Return exactly, and only, the lines from the one holding "Convert this chart" through the one holding "import * as", both included; the pictures stay out.

(Code that draws figures)
--------------------------------------------------
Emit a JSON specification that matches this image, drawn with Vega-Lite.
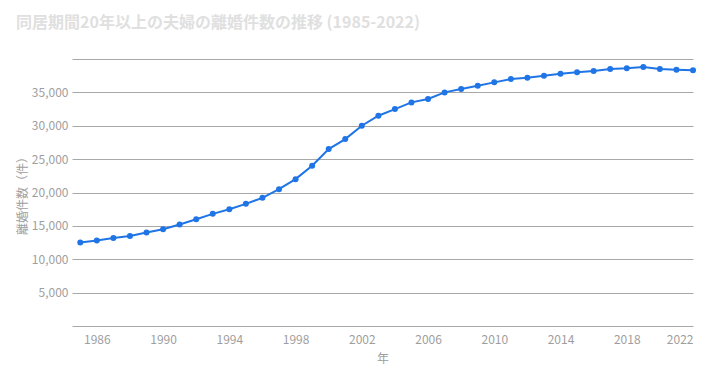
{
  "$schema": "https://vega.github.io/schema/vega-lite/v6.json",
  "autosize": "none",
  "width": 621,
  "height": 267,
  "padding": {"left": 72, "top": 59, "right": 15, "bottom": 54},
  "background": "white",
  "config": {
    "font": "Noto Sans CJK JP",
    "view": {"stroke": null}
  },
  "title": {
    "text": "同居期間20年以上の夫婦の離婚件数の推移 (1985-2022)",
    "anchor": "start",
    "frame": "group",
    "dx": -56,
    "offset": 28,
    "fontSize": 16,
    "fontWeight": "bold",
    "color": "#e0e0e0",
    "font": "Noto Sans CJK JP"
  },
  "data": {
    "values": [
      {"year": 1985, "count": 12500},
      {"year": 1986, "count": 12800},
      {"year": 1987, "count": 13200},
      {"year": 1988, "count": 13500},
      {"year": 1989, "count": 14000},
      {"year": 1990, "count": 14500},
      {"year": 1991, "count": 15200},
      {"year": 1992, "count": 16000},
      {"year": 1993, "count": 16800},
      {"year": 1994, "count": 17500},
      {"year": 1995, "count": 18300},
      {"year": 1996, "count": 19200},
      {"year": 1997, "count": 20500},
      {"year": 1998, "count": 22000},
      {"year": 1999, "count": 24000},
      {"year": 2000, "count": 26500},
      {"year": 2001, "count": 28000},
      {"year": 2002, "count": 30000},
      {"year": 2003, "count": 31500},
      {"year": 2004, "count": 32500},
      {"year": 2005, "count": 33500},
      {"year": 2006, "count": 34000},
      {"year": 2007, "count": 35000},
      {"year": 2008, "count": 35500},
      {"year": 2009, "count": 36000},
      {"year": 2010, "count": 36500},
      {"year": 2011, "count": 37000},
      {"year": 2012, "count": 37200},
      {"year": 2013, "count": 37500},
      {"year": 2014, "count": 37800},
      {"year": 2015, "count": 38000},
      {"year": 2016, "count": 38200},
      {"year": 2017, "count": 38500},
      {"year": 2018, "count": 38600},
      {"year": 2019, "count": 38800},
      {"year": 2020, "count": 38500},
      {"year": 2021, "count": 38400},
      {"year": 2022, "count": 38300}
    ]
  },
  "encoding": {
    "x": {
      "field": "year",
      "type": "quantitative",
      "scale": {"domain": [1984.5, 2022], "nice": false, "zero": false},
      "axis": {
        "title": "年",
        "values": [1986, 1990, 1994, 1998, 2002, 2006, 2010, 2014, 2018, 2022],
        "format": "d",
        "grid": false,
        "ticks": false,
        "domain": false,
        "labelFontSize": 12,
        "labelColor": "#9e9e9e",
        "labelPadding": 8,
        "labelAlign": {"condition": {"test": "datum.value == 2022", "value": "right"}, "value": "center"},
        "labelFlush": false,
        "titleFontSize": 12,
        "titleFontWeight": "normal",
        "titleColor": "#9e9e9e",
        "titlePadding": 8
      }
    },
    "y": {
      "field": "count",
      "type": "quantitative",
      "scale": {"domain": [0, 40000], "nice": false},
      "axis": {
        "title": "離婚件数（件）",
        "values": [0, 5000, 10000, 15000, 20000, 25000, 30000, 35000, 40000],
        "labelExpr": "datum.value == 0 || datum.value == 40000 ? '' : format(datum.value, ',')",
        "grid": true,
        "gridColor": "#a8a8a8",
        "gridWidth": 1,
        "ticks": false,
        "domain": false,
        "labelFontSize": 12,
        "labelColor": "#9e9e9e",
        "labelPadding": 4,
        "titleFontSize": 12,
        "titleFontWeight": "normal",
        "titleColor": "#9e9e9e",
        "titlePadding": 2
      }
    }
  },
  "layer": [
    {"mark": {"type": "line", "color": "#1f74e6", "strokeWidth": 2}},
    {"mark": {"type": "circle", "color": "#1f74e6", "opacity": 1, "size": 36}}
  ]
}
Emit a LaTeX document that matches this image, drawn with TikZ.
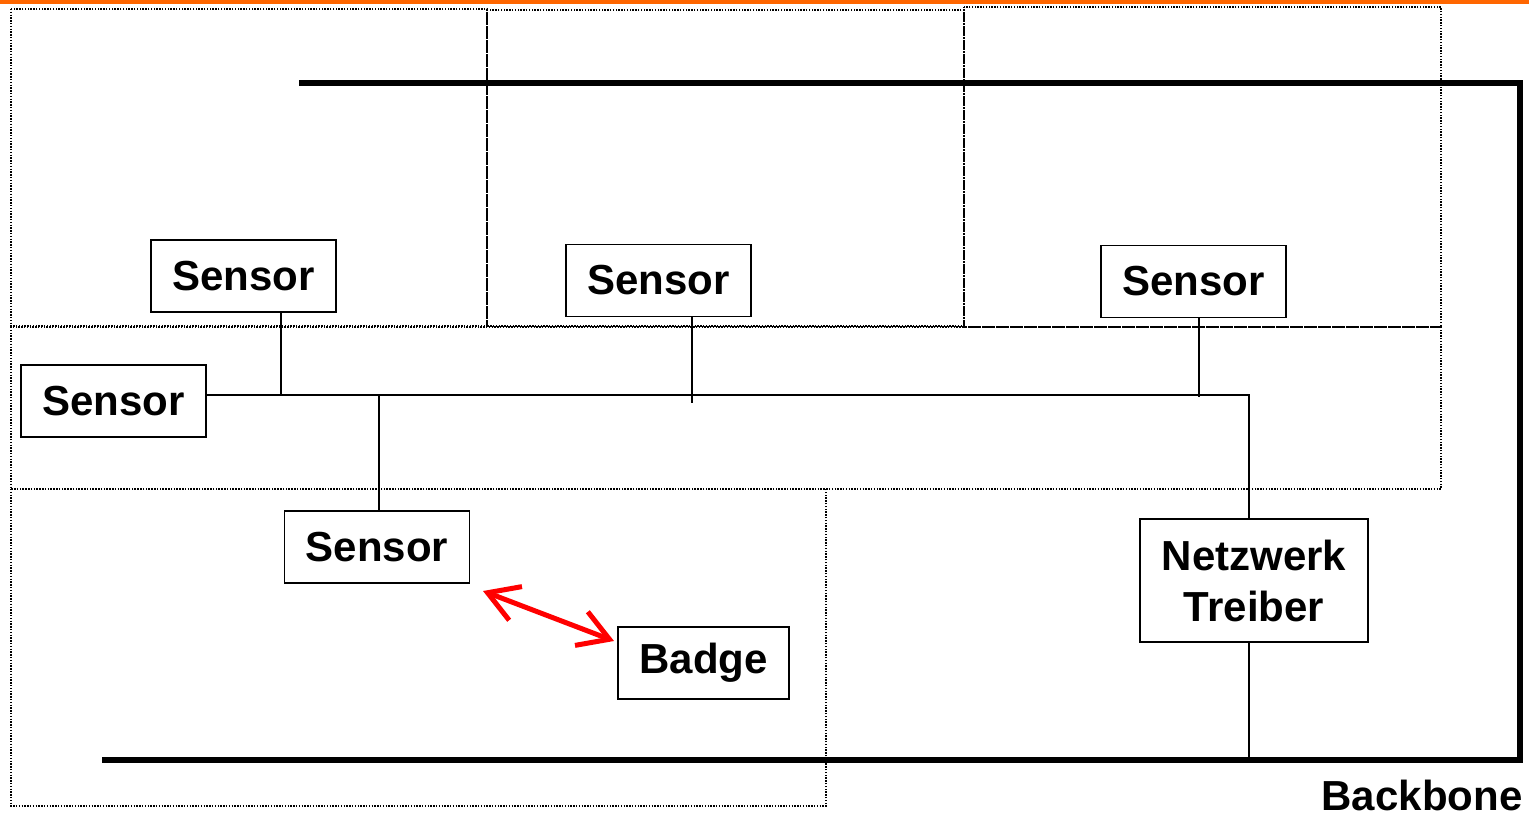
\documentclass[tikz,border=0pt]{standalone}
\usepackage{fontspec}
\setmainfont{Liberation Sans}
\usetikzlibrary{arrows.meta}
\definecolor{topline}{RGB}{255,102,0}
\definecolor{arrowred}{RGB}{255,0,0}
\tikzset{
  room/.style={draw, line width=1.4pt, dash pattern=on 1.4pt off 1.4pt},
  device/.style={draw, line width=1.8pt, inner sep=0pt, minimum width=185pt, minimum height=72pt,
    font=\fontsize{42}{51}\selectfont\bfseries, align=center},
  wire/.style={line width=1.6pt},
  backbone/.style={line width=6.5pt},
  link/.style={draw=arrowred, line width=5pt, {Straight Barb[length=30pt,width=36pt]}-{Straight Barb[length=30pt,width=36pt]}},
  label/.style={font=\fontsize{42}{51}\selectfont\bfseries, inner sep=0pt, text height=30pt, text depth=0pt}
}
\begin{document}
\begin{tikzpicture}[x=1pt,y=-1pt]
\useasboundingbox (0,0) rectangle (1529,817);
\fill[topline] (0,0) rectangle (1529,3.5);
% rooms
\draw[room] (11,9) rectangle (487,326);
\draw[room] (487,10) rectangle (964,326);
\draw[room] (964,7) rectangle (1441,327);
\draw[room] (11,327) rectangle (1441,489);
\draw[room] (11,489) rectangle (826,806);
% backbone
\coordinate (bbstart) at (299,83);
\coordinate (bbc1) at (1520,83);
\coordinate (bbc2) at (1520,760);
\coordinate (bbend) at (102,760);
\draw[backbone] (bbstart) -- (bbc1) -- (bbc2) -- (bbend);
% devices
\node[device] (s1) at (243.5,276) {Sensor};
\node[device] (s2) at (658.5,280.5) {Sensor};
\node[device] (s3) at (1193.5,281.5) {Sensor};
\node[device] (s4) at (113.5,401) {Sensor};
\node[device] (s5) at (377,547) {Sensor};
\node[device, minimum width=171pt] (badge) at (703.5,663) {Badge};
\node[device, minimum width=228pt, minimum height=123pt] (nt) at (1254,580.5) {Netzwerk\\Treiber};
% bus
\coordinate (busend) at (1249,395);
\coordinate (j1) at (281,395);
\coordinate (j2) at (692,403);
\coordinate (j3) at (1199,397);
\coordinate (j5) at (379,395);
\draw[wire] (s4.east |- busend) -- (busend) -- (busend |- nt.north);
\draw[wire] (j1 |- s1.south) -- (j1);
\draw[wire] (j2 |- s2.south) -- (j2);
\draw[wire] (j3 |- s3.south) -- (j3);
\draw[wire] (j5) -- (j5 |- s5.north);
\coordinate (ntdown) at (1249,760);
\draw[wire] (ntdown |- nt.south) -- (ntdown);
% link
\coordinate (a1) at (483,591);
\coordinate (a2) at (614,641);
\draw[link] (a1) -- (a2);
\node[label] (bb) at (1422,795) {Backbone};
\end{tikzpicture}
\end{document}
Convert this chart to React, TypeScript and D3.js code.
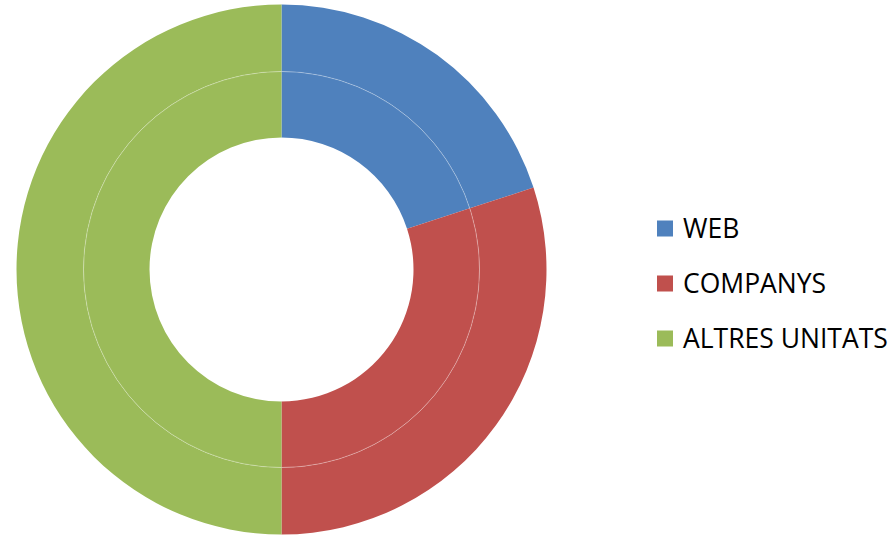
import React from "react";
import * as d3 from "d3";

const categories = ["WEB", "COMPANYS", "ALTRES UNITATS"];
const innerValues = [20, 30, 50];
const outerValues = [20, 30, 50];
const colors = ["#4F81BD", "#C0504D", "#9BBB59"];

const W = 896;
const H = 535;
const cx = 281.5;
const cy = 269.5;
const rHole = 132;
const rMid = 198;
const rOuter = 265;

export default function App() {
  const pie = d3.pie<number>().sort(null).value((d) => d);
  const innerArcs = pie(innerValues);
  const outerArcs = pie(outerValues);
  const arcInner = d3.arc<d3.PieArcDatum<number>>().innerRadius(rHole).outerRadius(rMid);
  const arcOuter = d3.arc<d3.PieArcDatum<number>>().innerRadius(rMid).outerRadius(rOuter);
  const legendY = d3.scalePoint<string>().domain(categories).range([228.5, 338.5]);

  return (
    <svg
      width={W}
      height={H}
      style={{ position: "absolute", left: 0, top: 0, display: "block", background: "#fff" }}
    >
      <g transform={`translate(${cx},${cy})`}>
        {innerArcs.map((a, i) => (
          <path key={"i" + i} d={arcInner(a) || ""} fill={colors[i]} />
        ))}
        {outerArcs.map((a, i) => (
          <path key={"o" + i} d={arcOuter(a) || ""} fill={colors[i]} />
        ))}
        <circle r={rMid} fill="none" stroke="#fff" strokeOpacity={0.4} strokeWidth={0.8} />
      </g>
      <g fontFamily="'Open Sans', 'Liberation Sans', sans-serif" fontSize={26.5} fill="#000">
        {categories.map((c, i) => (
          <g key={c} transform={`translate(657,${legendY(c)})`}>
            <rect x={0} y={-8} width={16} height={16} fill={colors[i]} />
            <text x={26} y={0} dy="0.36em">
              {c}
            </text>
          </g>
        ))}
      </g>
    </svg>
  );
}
--------------------------------------------------
* **IN RESPONSE**
Convert this chart to React, TypeScript and D3.js code.
import React from "react";
import * as d3 from "d3";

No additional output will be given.